White Pines Hike - Sunday April 14

Posted on Wed, Apr 3, 2013:

meet at the Church at 4PM, we will return and have supper at 6PM

Please signup at Church 

White Pines Nature Preserve

Chatham County

Getting there: From the traffic circle in Pittsboro, head south. Cross the Rocky River at 7 miles;

proceed another mile up the hill and go left on River Fork Road (SR 1958). The road Ts: take an

immediate right. The road turns to gravel after 1.2 miles; at mile 1.6 go right at the stop sign.

The road veers left after 0.6 miles (a driveway veers right). Go another 0.3 miles to the

trailhead/parking area.

Size of property: 276 acres

Miles of trail: 3.5 (Gilbert Yager Trail, 1.1; River Trail, 1.0; White Pines Trail, 0.8; Schoolkids

Trail, 0.4; Comet Trail, 0.2).

Reason to visit by season: Summer: cool north-facing bluffs that make it possible for the white

pines to survive have been known to knock off up to 10 degrees from the temperature in nearby

Pittsboro; Winter: Naked canopy and understory offer sightlines underscoring the magnitude of

the preserve’s 100-foot bluffs. Spring: Wildflower display includes Catesby’s trillium, trout lily,

bloodroot, Jack-in-the-pulpit and Dutchman’s britches. Fall: Though known for its namesake

evergreen, the property also hosts a mature southern hardwood forest with good autumn color.

Kids: The diversity of White Pines help keeps a child’s attention. One moment you’re staring up

the trunk of a massive white pine or beech tree, the next you’re negotiating a tight passage

between rock outcrop and the Rocky River, the next you’re checking out wetlands that,

especially in a kid’s mind, say mysterious swamp. Plan your hike to save the best for last: At the

far loop of the Schoolkids Trail is a length of old, rusted cable (a portion of which runs through

the side of a tree). Intriguing on its own, all the more so when you reveal it was once part of a

cable bridge kids used to cross the river to get to school.

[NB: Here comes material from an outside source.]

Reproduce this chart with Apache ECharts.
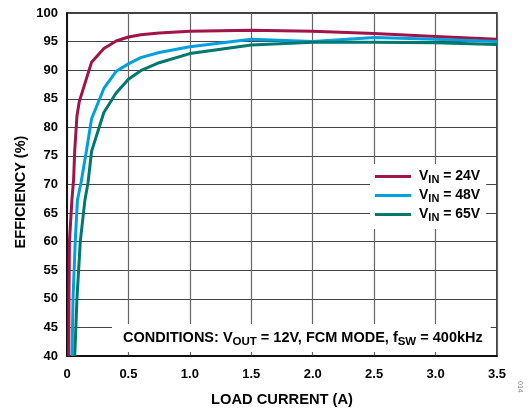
<!DOCTYPE html>
<html><head><meta charset="utf-8">
<script src="https://cdn.jsdelivr.net/npm/echarts@6/dist/echarts.min.js"></script>
<style>html,body{margin:0;padding:0;background:#fff}#c{width:531px;height:412px}</style>
</head><body><div id="c"></div>
<script>
// Data
const cur24 = [0.014, 0.016, 0.02, 0.04, 0.054, 0.063, 0.081, 0.1, 0.2, 0.3, 0.4, 0.5, 0.6, 0.75, 1.0, 1.5, 2.0, 2.5, 3.0, 3.5];
const eff24 = [40, 50, 60, 67.3, 71, 76, 82, 84.5, 91.4, 93.8, 95.1, 95.8, 96.2, 96.5, 96.8, 97.0, 96.8, 96.4, 95.9, 95.4];
const cur48 = [0.041, 0.049, 0.067, 0.085, 0.114, 0.159, 0.2, 0.3, 0.4, 0.5, 0.6, 0.75, 1.0, 1.5, 2.0, 2.5, 3.0, 3.5];
const eff48 = [40, 50, 60, 67.3, 70.3, 76, 81.5, 86.8, 89.8, 91.1, 92.2, 93.1, 94.1, 95.4, 95.0, 95.7, 95.4, 95.0];
const cur65 = [0.063, 0.081, 0.108, 0.146, 0.171, 0.2, 0.3, 0.4, 0.5, 0.6, 0.75, 1.0, 1.5, 2.0, 2.5, 3.0, 3.5];
const eff65 = [40, 50, 60, 67.3, 70.3, 75.8, 82.6, 86.0, 88.4, 89.9, 91.3, 92.9, 94.4, 94.9, 94.9, 94.8, 94.5];
const seriesNames = ['24V', '48V', '65V'];
const colors = ['#a0144a', '#00a0dc', '#00786e'];

const FONT = "'Liberation Sans', Arial, sans-serif";
const pairs = (xs, ys) => xs.map((x, i) => [x, ys[i]]);
const allCur = [cur24, cur48, cur65];
const allEff = [eff24, eff48, eff65];

const chart = echarts.init(document.getElementById('c'));
chart.setOption({
  animation: false,
  grid: { left: 67, right: 34, top: 13, bottom: 55, show: true, borderColor: '#000', borderWidth: 1.5, backgroundColor: 'transparent' },
  xAxis: {
    type: 'value', min: 0, max: 3.5, interval: 0.5,
    name: 'LOAD CURRENT (A)', nameLocation: 'middle', nameGap: 36,
    nameTextStyle: { fontFamily: FONT, fontWeight: 'bold', fontSize: 14.7, color: '#000' },
    axisLine: { show: true, lineStyle: { color: '#000', width: 1.5 } },
    axisTick: { show: false },
    axisLabel: { fontFamily: FONT, fontWeight: 'bold', fontSize: 13, color: '#000', margin: 12,
      formatter: v => v === 0 ? '0' : v.toFixed(1) },
    splitLine: { show: true, lineStyle: { color: '#666', width: 1.2 } }
  },
  yAxis: {
    type: 'value', min: 40, max: 100, interval: 5,
    axisLine: { show: true, lineStyle: { color: '#000', width: 1.5 } },
    axisTick: { show: false },
    axisLabel: { fontFamily: FONT, fontWeight: 'bold', fontSize: 13, color: '#000', margin: 9, padding: [4, 0, 0, 0] },
    splitLine: { show: true, lineStyle: { color: '#444', width: 1.2 } }
  },
  legend: {
    data: seriesNames.map(n => 'VIN ' + n),
    orient: 'vertical', left: 370, top: 164,
    backgroundColor: '#fff', padding: [4, 6, 6, 5],
    itemWidth: 36, itemHeight: 3, itemGap: 2, icon: 'rect',
    formatter: name => '{v|V}{s|IN}{a| = ' + name.slice(4) + '}',
    textStyle: {
      fontFamily: FONT, fontWeight: 'bold', color: '#000',
      rich: {
        v: { fontFamily: FONT, fontWeight: 'bold', fontSize: 14, color: '#000', lineHeight: 15, padding: [0, 0, 0, 3] },
        a: { fontFamily: FONT, fontWeight: 'bold', fontSize: 14, color: '#000', lineHeight: 15 },
        s: { fontFamily: FONT, fontWeight: 'bold', fontSize: 11, color: '#000', lineHeight: 10, padding: [6, 0, 0, 0] }
      }
    }
  },
  graphic: [
    {
      type: 'text', x: 21, y: 192, rotation: Math.PI / 2, z: 10,
      style: { text: 'EFFICIENCY (%)', fontFamily: FONT, fontWeight: 'bold', fontSize: 14.5, fill: '#000',
        align: 'center', verticalAlign: 'middle' }
    },
    {
      type: 'text', left: 112, top: 324, z: 10,
      style: {
        text: '{a|CONDITIONS: V}{s|OUT}{a| = 12V, FCM MODE, f}{s|SW}{a| = 400kHz}',
        backgroundColor: '#fff', padding: [6, 8, 6, 11],
        rich: {
          a: { fontFamily: FONT, fontWeight: 'bold', fontSize: 14.5, fill: '#000', lineHeight: 16 },
          s: { fontFamily: FONT, fontWeight: 'bold', fontSize: 11.5, fill: '#000', lineHeight: 10, padding: [7, 0, 0, 0] }
        }
      }
    },
    {
      type: 'text', left: 516, top: 381, rotation: -Math.PI / 2,
      style: { text: '014', fontFamily: FONT, fontSize: 7, fill: '#888' }
    }
  ],
  series: seriesNames.map((n, i) => ({
    name: 'VIN ' + n, type: 'line', showSymbol: false, symbol: 'none',
    data: pairs(allCur[i], allEff[i]),
    lineStyle: { color: colors[i], width: 3 }, itemStyle: { color: colors[i] },
    clip: true, z: 3
  }))
});
</script></body></html>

Protection status: White Pines was the first property purchased by the Triangle Land

Conservancy, in 1986. The initial purchase was 258 acres; the preserve has since expanded to

275 acres.

Additional information: For a sense of bird life in the preserve, check out this report from the

Carolina Bird Club http://www.carolinabirdclub.org/birdingnc/white_pines.html. For more on

hiking the preserve, see Hike No. 44 White Pines Nature Preserve in “100 Classic Hikes in

North Carolina,” Mountaineers Press.